REQUIRED WORK :: Write out each line that follows exactly as it stands, without the pictures.

DATA EXTRACT ::

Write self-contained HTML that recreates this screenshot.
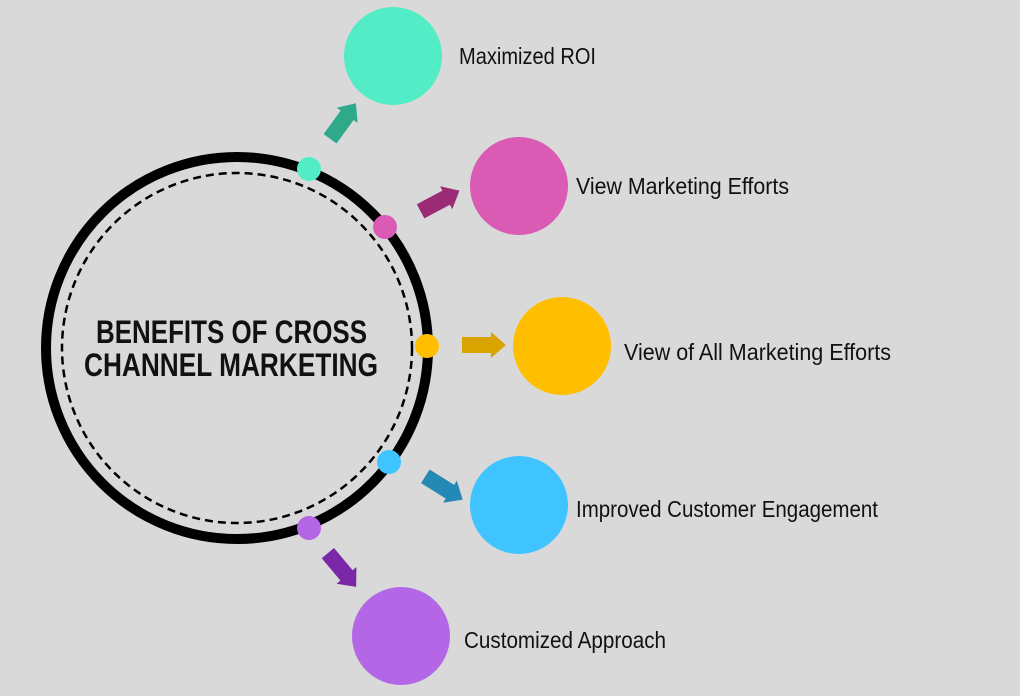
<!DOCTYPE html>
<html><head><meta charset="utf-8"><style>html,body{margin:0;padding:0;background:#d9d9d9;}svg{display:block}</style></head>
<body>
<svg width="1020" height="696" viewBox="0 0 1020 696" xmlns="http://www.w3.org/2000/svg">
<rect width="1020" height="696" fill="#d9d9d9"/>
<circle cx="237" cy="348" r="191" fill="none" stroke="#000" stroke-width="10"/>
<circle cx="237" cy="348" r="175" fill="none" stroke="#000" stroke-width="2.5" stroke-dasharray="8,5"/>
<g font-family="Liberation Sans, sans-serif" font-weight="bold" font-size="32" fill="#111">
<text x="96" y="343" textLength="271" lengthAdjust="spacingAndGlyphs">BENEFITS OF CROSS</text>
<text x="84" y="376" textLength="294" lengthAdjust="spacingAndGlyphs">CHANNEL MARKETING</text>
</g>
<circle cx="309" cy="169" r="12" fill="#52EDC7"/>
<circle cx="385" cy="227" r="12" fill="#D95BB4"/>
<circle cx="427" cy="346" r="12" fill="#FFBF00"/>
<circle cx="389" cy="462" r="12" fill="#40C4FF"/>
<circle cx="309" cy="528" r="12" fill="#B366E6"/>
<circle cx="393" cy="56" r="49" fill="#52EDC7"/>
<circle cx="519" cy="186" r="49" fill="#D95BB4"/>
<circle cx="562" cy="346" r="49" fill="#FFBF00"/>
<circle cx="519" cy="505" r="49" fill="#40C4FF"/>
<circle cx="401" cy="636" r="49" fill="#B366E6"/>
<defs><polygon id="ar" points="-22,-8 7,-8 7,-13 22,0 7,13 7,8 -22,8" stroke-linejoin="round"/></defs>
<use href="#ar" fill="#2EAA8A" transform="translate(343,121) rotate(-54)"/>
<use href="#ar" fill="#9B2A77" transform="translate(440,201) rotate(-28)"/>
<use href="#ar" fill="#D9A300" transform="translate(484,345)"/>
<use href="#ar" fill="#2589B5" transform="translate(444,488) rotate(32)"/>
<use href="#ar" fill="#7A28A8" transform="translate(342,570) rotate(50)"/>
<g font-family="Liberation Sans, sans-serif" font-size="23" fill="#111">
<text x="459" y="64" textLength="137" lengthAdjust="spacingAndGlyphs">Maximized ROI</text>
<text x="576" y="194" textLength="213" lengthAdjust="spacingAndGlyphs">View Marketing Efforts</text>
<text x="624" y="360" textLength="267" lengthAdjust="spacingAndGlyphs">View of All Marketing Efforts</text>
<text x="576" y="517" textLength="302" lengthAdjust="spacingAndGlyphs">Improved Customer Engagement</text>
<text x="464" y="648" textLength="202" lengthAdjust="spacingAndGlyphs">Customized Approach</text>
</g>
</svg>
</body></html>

RESULT FOR THIS TASK ::
Write self-contained HTML that recreates this screenshot.
<!DOCTYPE html>
<html><head><meta charset="utf-8"><style>html,body{margin:0;padding:0;background:#d9d9d9;}svg{display:block}</style></head>
<body>
<svg width="1020" height="696" viewBox="0 0 1020 696" xmlns="http://www.w3.org/2000/svg">
<rect width="1020" height="696" fill="#d9d9d9"/>
<circle cx="237" cy="348" r="191" fill="none" stroke="#000" stroke-width="10"/>
<circle cx="237" cy="348" r="175" fill="none" stroke="#000" stroke-width="2.5" stroke-dasharray="8,5"/>
<g font-family="Liberation Sans, sans-serif" font-weight="bold" font-size="32" fill="#111">
<text x="96" y="343" textLength="271" lengthAdjust="spacingAndGlyphs">BENEFITS OF CROSS</text>
<text x="84" y="376" textLength="294" lengthAdjust="spacingAndGlyphs">CHANNEL MARKETING</text>
</g>
<circle cx="309" cy="169" r="12" fill="#52EDC7"/>
<circle cx="385" cy="227" r="12" fill="#D95BB4"/>
<circle cx="427" cy="346" r="12" fill="#FFBF00"/>
<circle cx="389" cy="462" r="12" fill="#40C4FF"/>
<circle cx="309" cy="528" r="12" fill="#B366E6"/>
<circle cx="393" cy="56" r="49" fill="#52EDC7"/>
<circle cx="519" cy="186" r="49" fill="#D95BB4"/>
<circle cx="562" cy="346" r="49" fill="#FFBF00"/>
<circle cx="519" cy="505" r="49" fill="#40C4FF"/>
<circle cx="401" cy="636" r="49" fill="#B366E6"/>
<defs><polygon id="ar" points="-22,-8 7,-8 7,-13 22,0 7,13 7,8 -22,8" stroke-linejoin="round"/></defs>
<use href="#ar" fill="#2EAA8A" transform="translate(343,121) rotate(-54)"/>
<use href="#ar" fill="#9B2A77" transform="translate(440,201) rotate(-28)"/>
<use href="#ar" fill="#D9A300" transform="translate(484,345)"/>
<use href="#ar" fill="#2589B5" transform="translate(444,488) rotate(32)"/>
<use href="#ar" fill="#7A28A8" transform="translate(342,570) rotate(50)"/>
<g font-family="Liberation Sans, sans-serif" font-size="23" fill="#111">
<text x="459" y="64" textLength="137" lengthAdjust="spacingAndGlyphs">Maximized ROI</text>
<text x="576" y="194" textLength="213" lengthAdjust="spacingAndGlyphs">View Marketing Efforts</text>
<text x="624" y="360" textLength="267" lengthAdjust="spacingAndGlyphs">View of All Marketing Efforts</text>
<text x="576" y="517" textLength="302" lengthAdjust="spacingAndGlyphs">Improved Customer Engagement</text>
<text x="464" y="648" textLength="202" lengthAdjust="spacingAndGlyphs">Customized Approach</text>
</g>
</svg>
</body></html>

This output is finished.